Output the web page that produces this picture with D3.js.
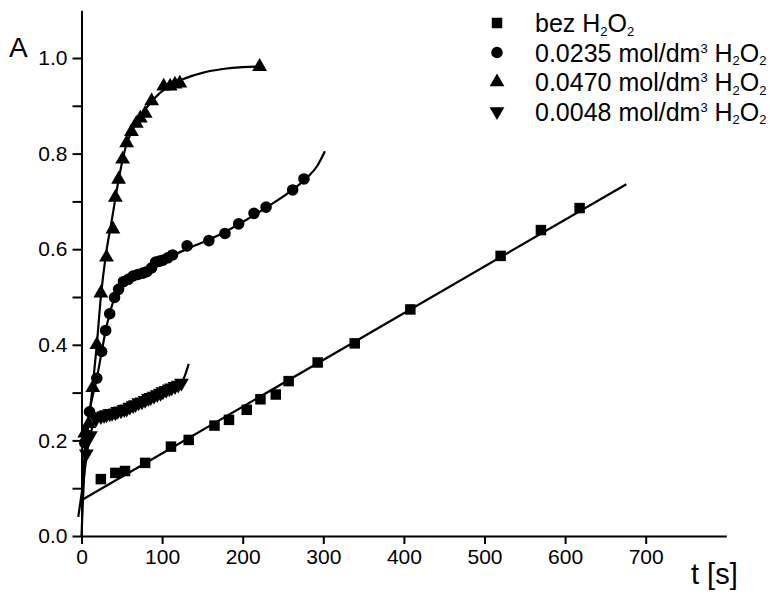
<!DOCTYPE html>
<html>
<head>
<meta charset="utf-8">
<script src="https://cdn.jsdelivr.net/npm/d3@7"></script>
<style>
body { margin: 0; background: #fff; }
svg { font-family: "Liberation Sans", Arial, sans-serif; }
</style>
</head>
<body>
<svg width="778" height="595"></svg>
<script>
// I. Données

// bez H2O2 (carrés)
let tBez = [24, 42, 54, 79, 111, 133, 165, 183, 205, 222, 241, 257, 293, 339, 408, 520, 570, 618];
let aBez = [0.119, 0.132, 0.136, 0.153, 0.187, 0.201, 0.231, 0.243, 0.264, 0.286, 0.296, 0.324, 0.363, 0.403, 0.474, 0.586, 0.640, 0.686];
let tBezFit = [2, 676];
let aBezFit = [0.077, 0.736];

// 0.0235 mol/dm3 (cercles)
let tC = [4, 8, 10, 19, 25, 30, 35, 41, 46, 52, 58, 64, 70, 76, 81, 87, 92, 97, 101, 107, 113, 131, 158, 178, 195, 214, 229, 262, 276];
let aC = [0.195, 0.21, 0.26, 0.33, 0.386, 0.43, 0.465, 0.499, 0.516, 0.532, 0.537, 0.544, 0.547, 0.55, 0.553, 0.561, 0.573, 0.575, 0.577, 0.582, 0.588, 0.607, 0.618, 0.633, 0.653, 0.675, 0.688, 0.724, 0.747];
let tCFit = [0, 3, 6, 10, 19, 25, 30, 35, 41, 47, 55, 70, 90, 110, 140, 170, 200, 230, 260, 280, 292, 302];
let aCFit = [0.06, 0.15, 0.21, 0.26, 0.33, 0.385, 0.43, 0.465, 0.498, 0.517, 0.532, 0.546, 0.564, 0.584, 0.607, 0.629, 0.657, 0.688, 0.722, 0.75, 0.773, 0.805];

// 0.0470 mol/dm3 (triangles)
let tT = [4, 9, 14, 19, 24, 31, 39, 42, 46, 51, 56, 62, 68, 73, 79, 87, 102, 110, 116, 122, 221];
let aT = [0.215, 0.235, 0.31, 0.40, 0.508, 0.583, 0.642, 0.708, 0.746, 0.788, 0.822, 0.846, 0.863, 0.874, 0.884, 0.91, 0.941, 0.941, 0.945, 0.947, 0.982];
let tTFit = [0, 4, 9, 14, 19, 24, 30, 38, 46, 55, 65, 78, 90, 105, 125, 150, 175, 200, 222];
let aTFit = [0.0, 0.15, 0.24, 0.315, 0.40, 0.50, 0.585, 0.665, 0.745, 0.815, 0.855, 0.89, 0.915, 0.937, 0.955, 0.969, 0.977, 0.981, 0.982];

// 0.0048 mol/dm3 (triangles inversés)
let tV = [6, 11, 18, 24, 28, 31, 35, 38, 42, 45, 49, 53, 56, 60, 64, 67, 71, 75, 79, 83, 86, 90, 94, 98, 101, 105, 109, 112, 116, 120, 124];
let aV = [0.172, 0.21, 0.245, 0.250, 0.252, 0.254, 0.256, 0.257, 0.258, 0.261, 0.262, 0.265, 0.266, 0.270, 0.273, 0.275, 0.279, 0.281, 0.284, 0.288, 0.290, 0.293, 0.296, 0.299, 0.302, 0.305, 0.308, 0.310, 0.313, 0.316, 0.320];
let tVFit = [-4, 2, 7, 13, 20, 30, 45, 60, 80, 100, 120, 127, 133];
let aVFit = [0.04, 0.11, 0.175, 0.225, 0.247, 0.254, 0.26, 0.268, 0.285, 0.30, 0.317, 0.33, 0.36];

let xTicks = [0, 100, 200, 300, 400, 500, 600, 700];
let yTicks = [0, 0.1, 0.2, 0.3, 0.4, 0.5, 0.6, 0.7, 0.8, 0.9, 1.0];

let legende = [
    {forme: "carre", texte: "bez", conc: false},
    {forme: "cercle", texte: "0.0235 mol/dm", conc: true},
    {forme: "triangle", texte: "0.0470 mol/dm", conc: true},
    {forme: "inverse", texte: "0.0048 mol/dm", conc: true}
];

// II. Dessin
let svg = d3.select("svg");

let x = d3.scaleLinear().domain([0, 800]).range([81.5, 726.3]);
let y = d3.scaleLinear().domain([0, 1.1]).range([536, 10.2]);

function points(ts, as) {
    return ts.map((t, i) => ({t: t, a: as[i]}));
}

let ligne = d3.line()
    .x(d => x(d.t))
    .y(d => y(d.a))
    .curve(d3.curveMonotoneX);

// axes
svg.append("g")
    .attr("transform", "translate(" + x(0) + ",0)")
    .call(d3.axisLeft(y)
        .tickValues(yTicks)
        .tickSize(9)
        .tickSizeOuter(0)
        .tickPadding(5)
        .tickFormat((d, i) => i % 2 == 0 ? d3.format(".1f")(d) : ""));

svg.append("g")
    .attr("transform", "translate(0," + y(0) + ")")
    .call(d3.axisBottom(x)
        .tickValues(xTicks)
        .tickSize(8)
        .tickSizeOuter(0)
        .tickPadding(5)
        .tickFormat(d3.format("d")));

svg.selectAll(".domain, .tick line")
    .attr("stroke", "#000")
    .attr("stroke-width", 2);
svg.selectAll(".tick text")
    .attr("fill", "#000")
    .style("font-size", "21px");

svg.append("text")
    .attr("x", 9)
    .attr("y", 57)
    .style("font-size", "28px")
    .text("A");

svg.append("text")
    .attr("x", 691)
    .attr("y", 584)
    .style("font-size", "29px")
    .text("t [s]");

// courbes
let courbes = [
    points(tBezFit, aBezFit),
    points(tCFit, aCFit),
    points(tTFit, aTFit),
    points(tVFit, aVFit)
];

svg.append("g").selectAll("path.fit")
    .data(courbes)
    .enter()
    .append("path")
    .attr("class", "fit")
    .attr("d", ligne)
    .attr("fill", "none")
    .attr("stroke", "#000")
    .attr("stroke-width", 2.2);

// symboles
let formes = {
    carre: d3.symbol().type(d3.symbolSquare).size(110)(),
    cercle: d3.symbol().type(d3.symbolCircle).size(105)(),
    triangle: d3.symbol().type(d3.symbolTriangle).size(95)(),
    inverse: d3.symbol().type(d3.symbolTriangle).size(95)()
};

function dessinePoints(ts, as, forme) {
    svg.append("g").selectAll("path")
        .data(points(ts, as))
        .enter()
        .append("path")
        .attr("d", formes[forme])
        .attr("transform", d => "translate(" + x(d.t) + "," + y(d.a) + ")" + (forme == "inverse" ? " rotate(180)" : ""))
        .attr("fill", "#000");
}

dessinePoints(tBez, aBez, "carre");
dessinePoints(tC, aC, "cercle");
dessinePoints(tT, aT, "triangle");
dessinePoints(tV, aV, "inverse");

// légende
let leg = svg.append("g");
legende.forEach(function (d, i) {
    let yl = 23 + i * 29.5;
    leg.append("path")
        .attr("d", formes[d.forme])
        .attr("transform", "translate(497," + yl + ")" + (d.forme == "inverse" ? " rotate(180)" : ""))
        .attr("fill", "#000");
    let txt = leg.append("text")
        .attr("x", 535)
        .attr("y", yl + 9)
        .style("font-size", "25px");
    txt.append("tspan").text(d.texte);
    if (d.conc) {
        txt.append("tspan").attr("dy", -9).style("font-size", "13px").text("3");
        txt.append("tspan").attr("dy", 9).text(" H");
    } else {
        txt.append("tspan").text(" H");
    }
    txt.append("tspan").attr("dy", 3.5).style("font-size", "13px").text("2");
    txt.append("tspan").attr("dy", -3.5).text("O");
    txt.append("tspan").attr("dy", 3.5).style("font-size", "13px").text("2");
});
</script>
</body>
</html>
- - - - - - -
Requirement: Make an exact copy of all the material, but keep the pictures out of it.

Written response:
Output the web page that produces this picture with D3.js.
<!DOCTYPE html>
<html>
<head>
<meta charset="utf-8">
<script src="https://cdn.jsdelivr.net/npm/d3@7"></script>
<style>
body { margin: 0; background: #fff; }
svg { font-family: "Liberation Sans", Arial, sans-serif; }
</style>
</head>
<body>
<svg width="778" height="595"></svg>
<script>
// I. Données

// bez H2O2 (carrés)
let tBez = [24, 42, 54, 79, 111, 133, 165, 183, 205, 222, 241, 257, 293, 339, 408, 520, 570, 618];
let aBez = [0.119, 0.132, 0.136, 0.153, 0.187, 0.201, 0.231, 0.243, 0.264, 0.286, 0.296, 0.324, 0.363, 0.403, 0.474, 0.586, 0.640, 0.686];
let tBezFit = [2, 676];
let aBezFit = [0.077, 0.736];

// 0.0235 mol/dm3 (cercles)
let tC = [4, 8, 10, 19, 25, 30, 35, 41, 46, 52, 58, 64, 70, 76, 81, 87, 92, 97, 101, 107, 113, 131, 158, 178, 195, 214, 229, 262, 276];
let aC = [0.195, 0.21, 0.26, 0.33, 0.386, 0.43, 0.465, 0.499, 0.516, 0.532, 0.537, 0.544, 0.547, 0.55, 0.553, 0.561, 0.573, 0.575, 0.577, 0.582, 0.588, 0.607, 0.618, 0.633, 0.653, 0.675, 0.688, 0.724, 0.747];
let tCFit = [0, 3, 6, 10, 19, 25, 30, 35, 41, 47, 55, 70, 90, 110, 140, 170, 200, 230, 260, 280, 292, 302];
let aCFit = [0.06, 0.15, 0.21, 0.26, 0.33, 0.385, 0.43, 0.465, 0.498, 0.517, 0.532, 0.546, 0.564, 0.584, 0.607, 0.629, 0.657, 0.688, 0.722, 0.75, 0.773, 0.805];

// 0.0470 mol/dm3 (triangles)
let tT = [4, 9, 14, 19, 24, 31, 39, 42, 46, 51, 56, 62, 68, 73, 79, 87, 102, 110, 116, 122, 221];
let aT = [0.215, 0.235, 0.31, 0.40, 0.508, 0.583, 0.642, 0.708, 0.746, 0.788, 0.822, 0.846, 0.863, 0.874, 0.884, 0.91, 0.941, 0.941, 0.945, 0.947, 0.982];
let tTFit = [0, 4, 9, 14, 19, 24, 30, 38, 46, 55, 65, 78, 90, 105, 125, 150, 175, 200, 222];
let aTFit = [0.0, 0.15, 0.24, 0.315, 0.40, 0.50, 0.585, 0.665, 0.745, 0.815, 0.855, 0.89, 0.915, 0.937, 0.955, 0.969, 0.977, 0.981, 0.982];

// 0.0048 mol/dm3 (triangles inversés)
let tV = [6, 11, 18, 24, 28, 31, 35, 38, 42, 45, 49, 53, 56, 60, 64, 67, 71, 75, 79, 83, 86, 90, 94, 98, 101, 105, 109, 112, 116, 120, 124];
let aV = [0.172, 0.21, 0.245, 0.250, 0.252, 0.254, 0.256, 0.257, 0.258, 0.261, 0.262, 0.265, 0.266, 0.270, 0.273, 0.275, 0.279, 0.281, 0.284, 0.288, 0.290, 0.293, 0.296, 0.299, 0.302, 0.305, 0.308, 0.310, 0.313, 0.316, 0.320];
let tVFit = [-4, 2, 7, 13, 20, 30, 45, 60, 80, 100, 120, 127, 133];
let aVFit = [0.04, 0.11, 0.175, 0.225, 0.247, 0.254, 0.26, 0.268, 0.285, 0.30, 0.317, 0.33, 0.36];

let xTicks = [0, 100, 200, 300, 400, 500, 600, 700];
let yTicks = [0, 0.1, 0.2, 0.3, 0.4, 0.5, 0.6, 0.7, 0.8, 0.9, 1.0];

let legende = [
    {forme: "carre", texte: "bez", conc: false},
    {forme: "cercle", texte: "0.0235 mol/dm", conc: true},
    {forme: "triangle", texte: "0.0470 mol/dm", conc: true},
    {forme: "inverse", texte: "0.0048 mol/dm", conc: true}
];

// II. Dessin
let svg = d3.select("svg");

let x = d3.scaleLinear().domain([0, 800]).range([81.5, 726.3]);
let y = d3.scaleLinear().domain([0, 1.1]).range([536, 10.2]);

function points(ts, as) {
    return ts.map((t, i) => ({t: t, a: as[i]}));
}

let ligne = d3.line()
    .x(d => x(d.t))
    .y(d => y(d.a))
    .curve(d3.curveMonotoneX);

// axes
svg.append("g")
    .attr("transform", "translate(" + x(0) + ",0)")
    .call(d3.axisLeft(y)
        .tickValues(yTicks)
        .tickSize(9)
        .tickSizeOuter(0)
        .tickPadding(5)
        .tickFormat((d, i) => i % 2 == 0 ? d3.format(".1f")(d) : ""));

svg.append("g")
    .attr("transform", "translate(0," + y(0) + ")")
    .call(d3.axisBottom(x)
        .tickValues(xTicks)
        .tickSize(8)
        .tickSizeOuter(0)
        .tickPadding(5)
        .tickFormat(d3.format("d")));

svg.selectAll(".domain, .tick line")
    .attr("stroke", "#000")
    .attr("stroke-width", 2);
svg.selectAll(".tick text")
    .attr("fill", "#000")
    .style("font-size", "21px");

svg.append("text")
    .attr("x", 9)
    .attr("y", 57)
    .style("font-size", "28px")
    .text("A");

svg.append("text")
    .attr("x", 691)
    .attr("y", 584)
    .style("font-size", "29px")
    .text("t [s]");

// courbes
let courbes = [
    points(tBezFit, aBezFit),
    points(tCFit, aCFit),
    points(tTFit, aTFit),
    points(tVFit, aVFit)
];

svg.append("g").selectAll("path.fit")
    .data(courbes)
    .enter()
    .append("path")
    .attr("class", "fit")
    .attr("d", ligne)
    .attr("fill", "none")
    .attr("stroke", "#000")
    .attr("stroke-width", 2.2);

// symboles
let formes = {
    carre: d3.symbol().type(d3.symbolSquare).size(110)(),
    cercle: d3.symbol().type(d3.symbolCircle).size(105)(),
    triangle: d3.symbol().type(d3.symbolTriangle).size(95)(),
    inverse: d3.symbol().type(d3.symbolTriangle).size(95)()
};

function dessinePoints(ts, as, forme) {
    svg.append("g").selectAll("path")
        .data(points(ts, as))
        .enter()
        .append("path")
        .attr("d", formes[forme])
        .attr("transform", d => "translate(" + x(d.t) + "," + y(d.a) + ")" + (forme == "inverse" ? " rotate(180)" : ""))
        .attr("fill", "#000");
}

dessinePoints(tBez, aBez, "carre");
dessinePoints(tC, aC, "cercle");
dessinePoints(tT, aT, "triangle");
dessinePoints(tV, aV, "inverse");

// légende
let leg = svg.append("g");
legende.forEach(function (d, i) {
    let yl = 23 + i * 29.5;
    leg.append("path")
        .attr("d", formes[d.forme])
        .attr("transform", "translate(497," + yl + ")" + (d.forme == "inverse" ? " rotate(180)" : ""))
        .attr("fill", "#000");
    let txt = leg.append("text")
        .attr("x", 535)
        .attr("y", yl + 9)
        .style("font-size", "25px");
    txt.append("tspan").text(d.texte);
    if (d.conc) {
        txt.append("tspan").attr("dy", -9).style("font-size", "13px").text("3");
        txt.append("tspan").attr("dy", 9).text(" H");
    } else {
        txt.append("tspan").text(" H");
    }
    txt.append("tspan").attr("dy", 3.5).style("font-size", "13px").text("2");
    txt.append("tspan").attr("dy", -3.5).text("O");
    txt.append("tspan").attr("dy", 3.5).style("font-size", "13px").text("2");
});
</script>
</body>
</html>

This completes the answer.